**Information shown**
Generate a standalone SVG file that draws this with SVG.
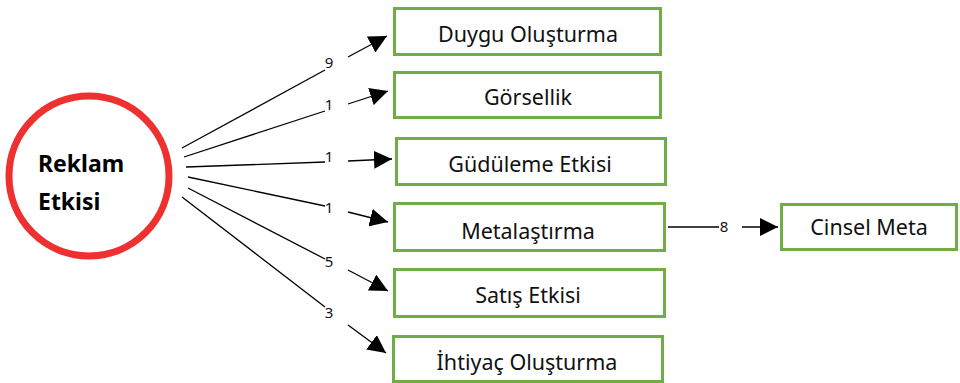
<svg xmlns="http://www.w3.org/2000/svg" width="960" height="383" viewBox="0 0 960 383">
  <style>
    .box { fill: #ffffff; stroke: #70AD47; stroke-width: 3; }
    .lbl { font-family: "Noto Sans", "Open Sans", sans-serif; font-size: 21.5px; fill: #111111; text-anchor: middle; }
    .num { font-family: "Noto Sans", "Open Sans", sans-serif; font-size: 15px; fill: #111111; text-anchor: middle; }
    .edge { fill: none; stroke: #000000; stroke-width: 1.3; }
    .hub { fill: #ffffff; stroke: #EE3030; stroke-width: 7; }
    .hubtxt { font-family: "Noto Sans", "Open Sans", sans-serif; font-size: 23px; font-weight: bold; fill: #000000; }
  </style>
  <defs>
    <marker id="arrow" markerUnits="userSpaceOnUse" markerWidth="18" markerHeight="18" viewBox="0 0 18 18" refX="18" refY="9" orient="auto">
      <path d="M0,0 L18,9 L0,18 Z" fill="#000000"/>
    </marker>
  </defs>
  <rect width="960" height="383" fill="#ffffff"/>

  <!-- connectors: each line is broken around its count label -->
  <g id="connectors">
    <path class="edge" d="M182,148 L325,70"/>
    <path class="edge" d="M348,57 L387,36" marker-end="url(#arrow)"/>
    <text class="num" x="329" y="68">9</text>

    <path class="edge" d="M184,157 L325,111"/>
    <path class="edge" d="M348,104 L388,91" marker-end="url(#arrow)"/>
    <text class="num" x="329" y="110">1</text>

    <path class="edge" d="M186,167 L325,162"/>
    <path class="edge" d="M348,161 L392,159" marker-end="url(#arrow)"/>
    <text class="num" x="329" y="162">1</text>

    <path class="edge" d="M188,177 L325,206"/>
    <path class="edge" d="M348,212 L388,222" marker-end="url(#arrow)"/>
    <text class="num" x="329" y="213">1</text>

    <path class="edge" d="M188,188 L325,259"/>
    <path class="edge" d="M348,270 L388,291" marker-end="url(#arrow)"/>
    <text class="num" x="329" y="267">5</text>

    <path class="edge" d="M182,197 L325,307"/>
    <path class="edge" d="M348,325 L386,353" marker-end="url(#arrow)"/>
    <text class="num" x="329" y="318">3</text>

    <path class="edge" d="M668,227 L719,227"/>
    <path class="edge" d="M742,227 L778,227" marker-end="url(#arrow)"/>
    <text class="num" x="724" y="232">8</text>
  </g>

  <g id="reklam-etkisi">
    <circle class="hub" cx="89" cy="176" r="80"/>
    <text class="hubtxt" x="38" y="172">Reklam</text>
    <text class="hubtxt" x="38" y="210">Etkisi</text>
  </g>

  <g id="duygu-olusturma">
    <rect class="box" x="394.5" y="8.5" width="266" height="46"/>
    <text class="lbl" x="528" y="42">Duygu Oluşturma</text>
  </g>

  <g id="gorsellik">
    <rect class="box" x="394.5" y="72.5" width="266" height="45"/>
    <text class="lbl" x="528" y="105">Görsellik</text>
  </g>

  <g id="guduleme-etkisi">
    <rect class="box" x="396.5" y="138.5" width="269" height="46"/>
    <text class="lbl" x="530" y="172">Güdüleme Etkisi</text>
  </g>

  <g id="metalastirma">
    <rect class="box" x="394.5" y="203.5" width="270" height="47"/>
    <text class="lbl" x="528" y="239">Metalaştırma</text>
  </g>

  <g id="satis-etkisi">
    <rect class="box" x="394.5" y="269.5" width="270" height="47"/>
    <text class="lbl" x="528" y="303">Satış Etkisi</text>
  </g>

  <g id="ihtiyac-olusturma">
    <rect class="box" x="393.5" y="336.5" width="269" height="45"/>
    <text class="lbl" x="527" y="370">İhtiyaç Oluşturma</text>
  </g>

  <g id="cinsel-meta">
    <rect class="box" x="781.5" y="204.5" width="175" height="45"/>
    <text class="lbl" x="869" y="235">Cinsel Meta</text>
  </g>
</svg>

**Task requirements**
Go through the listing above and write it out again exactly, dropping the pictures.

**The reply**
Generate a standalone SVG file that draws this with SVG.
<svg xmlns="http://www.w3.org/2000/svg" width="960" height="383" viewBox="0 0 960 383">
  <style>
    .box { fill: #ffffff; stroke: #70AD47; stroke-width: 3; }
    .lbl { font-family: "Noto Sans", "Open Sans", sans-serif; font-size: 21.5px; fill: #111111; text-anchor: middle; }
    .num { font-family: "Noto Sans", "Open Sans", sans-serif; font-size: 15px; fill: #111111; text-anchor: middle; }
    .edge { fill: none; stroke: #000000; stroke-width: 1.3; }
    .hub { fill: #ffffff; stroke: #EE3030; stroke-width: 7; }
    .hubtxt { font-family: "Noto Sans", "Open Sans", sans-serif; font-size: 23px; font-weight: bold; fill: #000000; }
  </style>
  <defs>
    <marker id="arrow" markerUnits="userSpaceOnUse" markerWidth="18" markerHeight="18" viewBox="0 0 18 18" refX="18" refY="9" orient="auto">
      <path d="M0,0 L18,9 L0,18 Z" fill="#000000"/>
    </marker>
  </defs>
  <rect width="960" height="383" fill="#ffffff"/>

  <!-- connectors: each line is broken around its count label -->
  <g id="connectors">
    <path class="edge" d="M182,148 L325,70"/>
    <path class="edge" d="M348,57 L387,36" marker-end="url(#arrow)"/>
    <text class="num" x="329" y="68">9</text>

    <path class="edge" d="M184,157 L325,111"/>
    <path class="edge" d="M348,104 L388,91" marker-end="url(#arrow)"/>
    <text class="num" x="329" y="110">1</text>

    <path class="edge" d="M186,167 L325,162"/>
    <path class="edge" d="M348,161 L392,159" marker-end="url(#arrow)"/>
    <text class="num" x="329" y="162">1</text>

    <path class="edge" d="M188,177 L325,206"/>
    <path class="edge" d="M348,212 L388,222" marker-end="url(#arrow)"/>
    <text class="num" x="329" y="213">1</text>

    <path class="edge" d="M188,188 L325,259"/>
    <path class="edge" d="M348,270 L388,291" marker-end="url(#arrow)"/>
    <text class="num" x="329" y="267">5</text>

    <path class="edge" d="M182,197 L325,307"/>
    <path class="edge" d="M348,325 L386,353" marker-end="url(#arrow)"/>
    <text class="num" x="329" y="318">3</text>

    <path class="edge" d="M668,227 L719,227"/>
    <path class="edge" d="M742,227 L778,227" marker-end="url(#arrow)"/>
    <text class="num" x="724" y="232">8</text>
  </g>

  <g id="reklam-etkisi">
    <circle class="hub" cx="89" cy="176" r="80"/>
    <text class="hubtxt" x="38" y="172">Reklam</text>
    <text class="hubtxt" x="38" y="210">Etkisi</text>
  </g>

  <g id="duygu-olusturma">
    <rect class="box" x="394.5" y="8.5" width="266" height="46"/>
    <text class="lbl" x="528" y="42">Duygu Oluşturma</text>
  </g>

  <g id="gorsellik">
    <rect class="box" x="394.5" y="72.5" width="266" height="45"/>
    <text class="lbl" x="528" y="105">Görsellik</text>
  </g>

  <g id="guduleme-etkisi">
    <rect class="box" x="396.5" y="138.5" width="269" height="46"/>
    <text class="lbl" x="530" y="172">Güdüleme Etkisi</text>
  </g>

  <g id="metalastirma">
    <rect class="box" x="394.5" y="203.5" width="270" height="47"/>
    <text class="lbl" x="528" y="239">Metalaştırma</text>
  </g>

  <g id="satis-etkisi">
    <rect class="box" x="394.5" y="269.5" width="270" height="47"/>
    <text class="lbl" x="528" y="303">Satış Etkisi</text>
  </g>

  <g id="ihtiyac-olusturma">
    <rect class="box" x="393.5" y="336.5" width="269" height="45"/>
    <text class="lbl" x="527" y="370">İhtiyaç Oluşturma</text>
  </g>

  <g id="cinsel-meta">
    <rect class="box" x="781.5" y="204.5" width="175" height="45"/>
    <text class="lbl" x="869" y="235">Cinsel Meta</text>
  </g>
</svg>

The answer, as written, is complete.